-- STATED GOAL --
Only the pictures are to be left out; set down the rest of the records exactly.
## start INFORMATION SUPPLIED
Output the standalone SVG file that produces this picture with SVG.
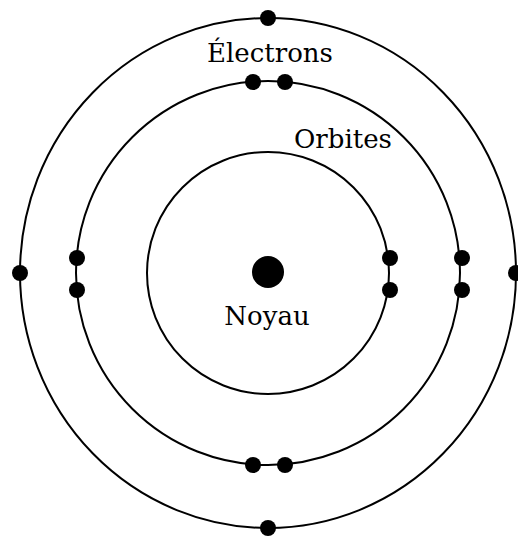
<svg xmlns="http://www.w3.org/2000/svg" width="518" height="538" viewBox="0 0 518 538">
<style>
.orb{fill:none;stroke:#000;stroke-width:2}
.e{fill:#000}
.lbl{font-family:"DejaVu Serif","Liberation Serif",serif;font-size:26px;fill:#000;text-anchor:middle}
</style>
<rect width="518" height="538" fill="#fff"/>
<g id="orbits">
<ellipse id="outer" class="orb" cx="268" cy="273" rx="248" ry="255"/>
<circle id="middle" class="orb" cx="268" cy="273" r="192"/>
<circle id="inner" class="orb" cx="268" cy="273" r="121"/>
</g>
<g id="nucleus"><circle class="e" cx="268" cy="272" r="16"/></g>
<g id="electrons">
<circle class="e" cx="268" cy="18" r="8"/>
<circle class="e" cx="268" cy="528" r="8"/>
<circle class="e" cx="20" cy="273" r="8"/>
<circle class="e" cx="516" cy="273" r="8"/>
<circle class="e" cx="253" cy="82" r="8"/>
<circle class="e" cx="285" cy="82" r="8"/>
<circle class="e" cx="253" cy="465" r="8"/>
<circle class="e" cx="285" cy="465" r="8"/>
<circle class="e" cx="77" cy="258" r="8"/>
<circle class="e" cx="77" cy="290" r="8"/>
<circle class="e" cx="462" cy="258" r="8"/>
<circle class="e" cx="462" cy="290" r="8"/>
<circle class="e" cx="390" cy="258" r="8"/>
<circle class="e" cx="390" cy="290" r="8"/>
</g>
<g id="labels">
<text class="lbl" x="270" y="62">Électrons</text>
<text class="lbl" x="343" y="148">Orbites</text>
<text class="lbl" x="267" y="325">Noyau</text>
</g>
</svg>
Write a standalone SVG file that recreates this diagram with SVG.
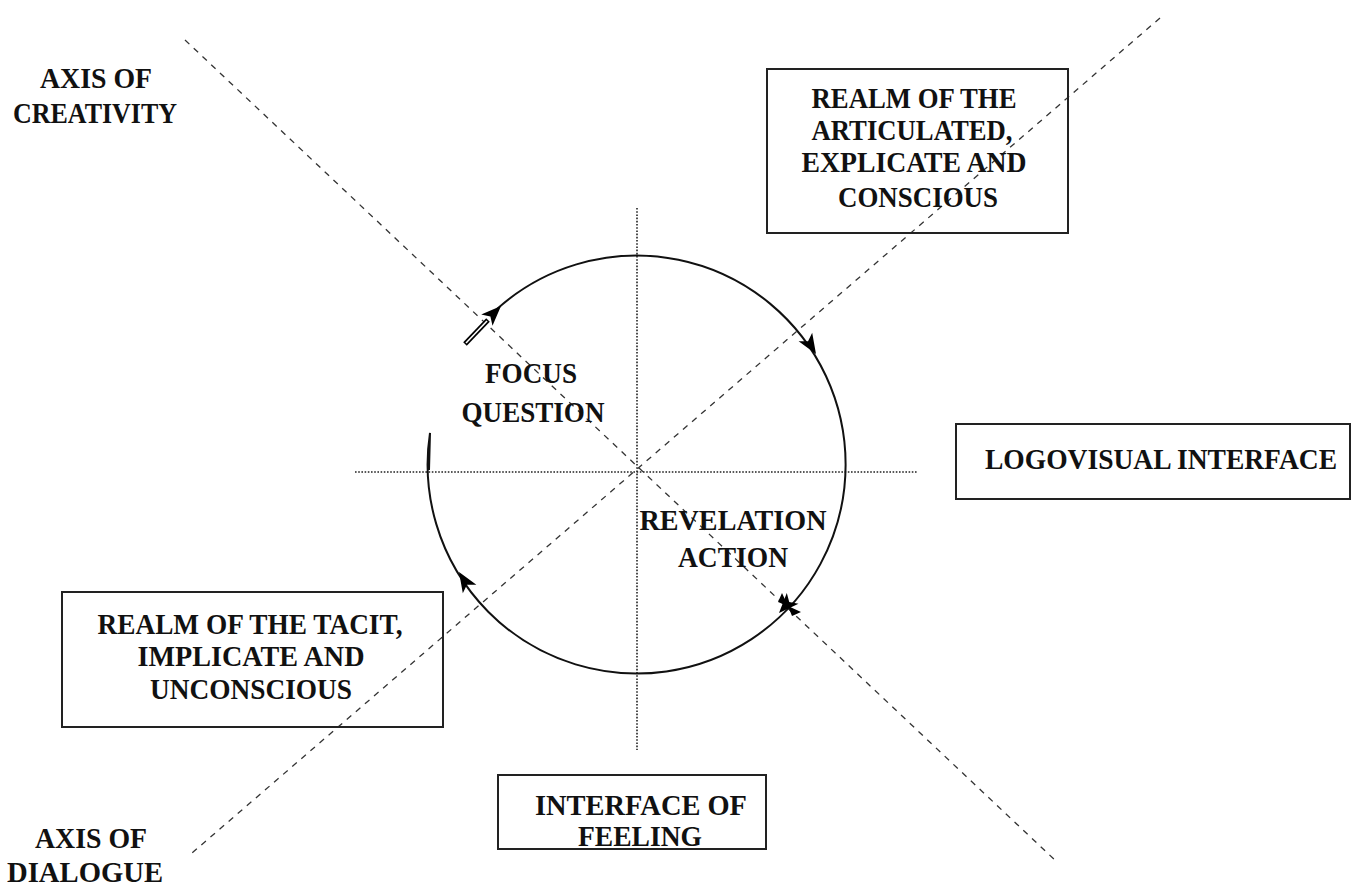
<svg xmlns="http://www.w3.org/2000/svg" width="1361" height="886" viewBox="0 0 1361 886">
<style>
  text { font-family: "Liberation Serif", "Times New Roman", serif; font-weight: bold; font-size: 29px; fill: #111; }
  .box { fill: none; stroke: #222; stroke-width: 2; }
  .axis { fill: none; stroke: #333; stroke-width: 1.3; stroke-dasharray: 6 6; }
  .dot { fill: none; stroke: #222; stroke-width: 1.6; stroke-dasharray: 1.6 1.6; }
  .ring { fill: none; stroke: #111; stroke-width: 2; }
</style>
<defs>
  <path id="head" d="M0,0 L-20,-8 L-15,0 L-20,8 Z" fill="#000"/>
</defs>
<rect width="1361" height="886" fill="#fff"/>

<g id="connectors">
  <line class="axis" x1="185" y1="40" x2="1057" y2="862"/>
  <line class="axis" x1="1160" y1="18" x2="192" y2="853"/>
  <line class="dot" x1="355" y1="472" x2="918" y2="472"/>
  <line class="dot" x1="637" y1="208" x2="637" y2="750"/>
  <path class="ring" d="M 497 309 A 209 209 0 1 1 430 433 L 429 470"/>
  <use href="#head" transform="translate(816,354) rotate(58)"/>
  <use href="#head" transform="translate(779,613) rotate(133)"/>
  <path d="M788,606 l-10,-4 l4,-9 z M788,606 l4,10 l9,-4 z" fill="#000"/>
  <use href="#head" transform="translate(459,572) rotate(238)"/>
  <line x1="465" y1="344" x2="488" y2="320" stroke="#000" stroke-width="5"/>
  <line x1="466" y1="343" x2="487" y2="321" stroke="#fff" stroke-width="1.6"/>
  <use href="#head" transform="translate(501,306) rotate(-45)"/>
</g>

<g id="axis-creativity">
  <text x="96" y="88" text-anchor="middle" textLength="112" lengthAdjust="spacingAndGlyphs">AXIS OF</text>
  <text x="95" y="123" text-anchor="middle" textLength="164" lengthAdjust="spacingAndGlyphs">CREATIVITY</text>
</g>

<g id="axis-dialogue">
  <text x="91" y="848" text-anchor="middle" textLength="112" lengthAdjust="spacingAndGlyphs">AXIS OF</text>
  <text x="85" y="882" text-anchor="middle" textLength="156" lengthAdjust="spacingAndGlyphs">DIALOGUE</text>
</g>

<g id="realm-articulated">
  <rect class="box" x="767" y="69" width="301" height="164"/>
  <text x="914" y="108" text-anchor="middle" textLength="205" lengthAdjust="spacingAndGlyphs">REALM OF THE</text>
  <text x="912" y="140" text-anchor="middle" textLength="201" lengthAdjust="spacingAndGlyphs">ARTICULATED,</text>
  <text x="914" y="172" text-anchor="middle" textLength="225" lengthAdjust="spacingAndGlyphs">EXPLICATE AND</text>
  <text x="918" y="207" text-anchor="middle" textLength="160" lengthAdjust="spacingAndGlyphs">CONSCIOUS</text>
</g>

<g id="logovisual-interface">
  <rect class="box" x="956" y="424" width="394" height="75"/>
  <text x="1161" y="469" text-anchor="middle" textLength="352" lengthAdjust="spacingAndGlyphs">LOGOVISUAL INTERFACE</text>
</g>

<g id="realm-tacit">
  <rect class="box" x="62" y="592" width="381" height="135"/>
  <text x="250" y="634" text-anchor="middle" textLength="305" lengthAdjust="spacingAndGlyphs">REALM OF THE TACIT,</text>
  <text x="251" y="666" text-anchor="middle" textLength="227" lengthAdjust="spacingAndGlyphs">IMPLICATE AND</text>
  <text x="251" y="699" text-anchor="middle" textLength="202" lengthAdjust="spacingAndGlyphs">UNCONSCIOUS</text>
</g>

<g id="interface-feeling">
  <rect class="box" x="498" y="775" width="268" height="74"/>
  <text x="641" y="815" text-anchor="middle" textLength="212" lengthAdjust="spacingAndGlyphs">INTERFACE OF</text>
  <text x="640" y="846" text-anchor="middle" textLength="124" lengthAdjust="spacingAndGlyphs">FEELING</text>
</g>

<g id="focus-question">
  <text x="531" y="383" text-anchor="middle" textLength="92" lengthAdjust="spacingAndGlyphs">FOCUS</text>
  <text x="533" y="422" text-anchor="middle" textLength="143" lengthAdjust="spacingAndGlyphs">QUESTION</text>
</g>

<g id="revelation-action">
  <text x="733" y="530" text-anchor="middle" textLength="187" lengthAdjust="spacingAndGlyphs">REVELATION</text>
  <text x="733" y="567" text-anchor="middle" textLength="110" lengthAdjust="spacingAndGlyphs">ACTION</text>
</g>
</svg>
## end INFORMATION SUPPLIED
-- THE OUTPUT --
Output the standalone SVG file that produces this picture with SVG.
<svg xmlns="http://www.w3.org/2000/svg" width="518" height="538" viewBox="0 0 518 538">
<style>
.orb{fill:none;stroke:#000;stroke-width:2}
.e{fill:#000}
.lbl{font-family:"DejaVu Serif","Liberation Serif",serif;font-size:26px;fill:#000;text-anchor:middle}
</style>
<rect width="518" height="538" fill="#fff"/>
<g id="orbits">
<ellipse id="outer" class="orb" cx="268" cy="273" rx="248" ry="255"/>
<circle id="middle" class="orb" cx="268" cy="273" r="192"/>
<circle id="inner" class="orb" cx="268" cy="273" r="121"/>
</g>
<g id="nucleus"><circle class="e" cx="268" cy="272" r="16"/></g>
<g id="electrons">
<circle class="e" cx="268" cy="18" r="8"/>
<circle class="e" cx="268" cy="528" r="8"/>
<circle class="e" cx="20" cy="273" r="8"/>
<circle class="e" cx="516" cy="273" r="8"/>
<circle class="e" cx="253" cy="82" r="8"/>
<circle class="e" cx="285" cy="82" r="8"/>
<circle class="e" cx="253" cy="465" r="8"/>
<circle class="e" cx="285" cy="465" r="8"/>
<circle class="e" cx="77" cy="258" r="8"/>
<circle class="e" cx="77" cy="290" r="8"/>
<circle class="e" cx="462" cy="258" r="8"/>
<circle class="e" cx="462" cy="290" r="8"/>
<circle class="e" cx="390" cy="258" r="8"/>
<circle class="e" cx="390" cy="290" r="8"/>
</g>
<g id="labels">
<text class="lbl" x="270" y="62">Électrons</text>
<text class="lbl" x="343" y="148">Orbites</text>
<text class="lbl" x="267" y="325">Noyau</text>
</g>
</svg>
Write a standalone SVG file that recreates this diagram with SVG.
<svg xmlns="http://www.w3.org/2000/svg" width="1361" height="886" viewBox="0 0 1361 886">
<style>
  text { font-family: "Liberation Serif", "Times New Roman", serif; font-weight: bold; font-size: 29px; fill: #111; }
  .box { fill: none; stroke: #222; stroke-width: 2; }
  .axis { fill: none; stroke: #333; stroke-width: 1.3; stroke-dasharray: 6 6; }
  .dot { fill: none; stroke: #222; stroke-width: 1.6; stroke-dasharray: 1.6 1.6; }
  .ring { fill: none; stroke: #111; stroke-width: 2; }
</style>
<defs>
  <path id="head" d="M0,0 L-20,-8 L-15,0 L-20,8 Z" fill="#000"/>
</defs>
<rect width="1361" height="886" fill="#fff"/>

<g id="connectors">
  <line class="axis" x1="185" y1="40" x2="1057" y2="862"/>
  <line class="axis" x1="1160" y1="18" x2="192" y2="853"/>
  <line class="dot" x1="355" y1="472" x2="918" y2="472"/>
  <line class="dot" x1="637" y1="208" x2="637" y2="750"/>
  <path class="ring" d="M 497 309 A 209 209 0 1 1 430 433 L 429 470"/>
  <use href="#head" transform="translate(816,354) rotate(58)"/>
  <use href="#head" transform="translate(779,613) rotate(133)"/>
  <path d="M788,606 l-10,-4 l4,-9 z M788,606 l4,10 l9,-4 z" fill="#000"/>
  <use href="#head" transform="translate(459,572) rotate(238)"/>
  <line x1="465" y1="344" x2="488" y2="320" stroke="#000" stroke-width="5"/>
  <line x1="466" y1="343" x2="487" y2="321" stroke="#fff" stroke-width="1.6"/>
  <use href="#head" transform="translate(501,306) rotate(-45)"/>
</g>

<g id="axis-creativity">
  <text x="96" y="88" text-anchor="middle" textLength="112" lengthAdjust="spacingAndGlyphs">AXIS OF</text>
  <text x="95" y="123" text-anchor="middle" textLength="164" lengthAdjust="spacingAndGlyphs">CREATIVITY</text>
</g>

<g id="axis-dialogue">
  <text x="91" y="848" text-anchor="middle" textLength="112" lengthAdjust="spacingAndGlyphs">AXIS OF</text>
  <text x="85" y="882" text-anchor="middle" textLength="156" lengthAdjust="spacingAndGlyphs">DIALOGUE</text>
</g>

<g id="realm-articulated">
  <rect class="box" x="767" y="69" width="301" height="164"/>
  <text x="914" y="108" text-anchor="middle" textLength="205" lengthAdjust="spacingAndGlyphs">REALM OF THE</text>
  <text x="912" y="140" text-anchor="middle" textLength="201" lengthAdjust="spacingAndGlyphs">ARTICULATED,</text>
  <text x="914" y="172" text-anchor="middle" textLength="225" lengthAdjust="spacingAndGlyphs">EXPLICATE AND</text>
  <text x="918" y="207" text-anchor="middle" textLength="160" lengthAdjust="spacingAndGlyphs">CONSCIOUS</text>
</g>

<g id="logovisual-interface">
  <rect class="box" x="956" y="424" width="394" height="75"/>
  <text x="1161" y="469" text-anchor="middle" textLength="352" lengthAdjust="spacingAndGlyphs">LOGOVISUAL INTERFACE</text>
</g>

<g id="realm-tacit">
  <rect class="box" x="62" y="592" width="381" height="135"/>
  <text x="250" y="634" text-anchor="middle" textLength="305" lengthAdjust="spacingAndGlyphs">REALM OF THE TACIT,</text>
  <text x="251" y="666" text-anchor="middle" textLength="227" lengthAdjust="spacingAndGlyphs">IMPLICATE AND</text>
  <text x="251" y="699" text-anchor="middle" textLength="202" lengthAdjust="spacingAndGlyphs">UNCONSCIOUS</text>
</g>

<g id="interface-feeling">
  <rect class="box" x="498" y="775" width="268" height="74"/>
  <text x="641" y="815" text-anchor="middle" textLength="212" lengthAdjust="spacingAndGlyphs">INTERFACE OF</text>
  <text x="640" y="846" text-anchor="middle" textLength="124" lengthAdjust="spacingAndGlyphs">FEELING</text>
</g>

<g id="focus-question">
  <text x="531" y="383" text-anchor="middle" textLength="92" lengthAdjust="spacingAndGlyphs">FOCUS</text>
  <text x="533" y="422" text-anchor="middle" textLength="143" lengthAdjust="spacingAndGlyphs">QUESTION</text>
</g>

<g id="revelation-action">
  <text x="733" y="530" text-anchor="middle" textLength="187" lengthAdjust="spacingAndGlyphs">REVELATION</text>
  <text x="733" y="567" text-anchor="middle" textLength="110" lengthAdjust="spacingAndGlyphs">ACTION</text>
</g>
</svg>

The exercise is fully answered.